While early diagnosis and treatment of autism are associated with better outcomes, a new study indicates that many children even those in communities with many autism resources—are not receiving early help.

Josephine Shenouda and colleagues analyzed data collected between 2006 and 2016 on 4,050 8-year-olds with autism spectrum disorders (ASD). The researchers found that only 1,887 of them, or 47 percent, had received early intervention services. Children living in affluent areas were 80 percent more likely to receive early intervention services than children in disadvantaged areas, and black and Hispanic children were less likely than other children to receive these services.

Shenouda comments, “New Jersey is known as an epicenter of autism, but it also has many resources for autism detection and treatment. If only half of the children with autism in our study area are getting early interventions, chances are the disparities are even more pronounced in other communities and regions with fewer services.”

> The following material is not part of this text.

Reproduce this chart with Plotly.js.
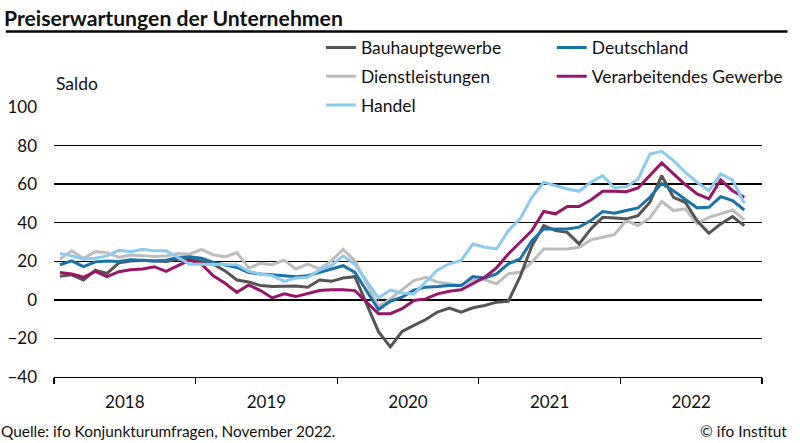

“Disparities in early intervention program participation by children with autism spectrum disorder in a US metropolitan area, 2006 to 2016,” Josephine Shenouda, Emily Barrett, Amy L. Davidow, Kate Sidwell, Willliam Halperin, Vincent M. B. Silenzio, and Walter Zahorodny, JAMA Pediatrics, July 18, 2022 (online). Address: Josephine Shenouda, Department of Biostatistics and Epidemiology, School of Public Health, Rutgers, Piscataway, New Jersey 08854.

—and—

“Only half of children with autism receive early intervention services,” news release, Rutgers University, July 27, 2022.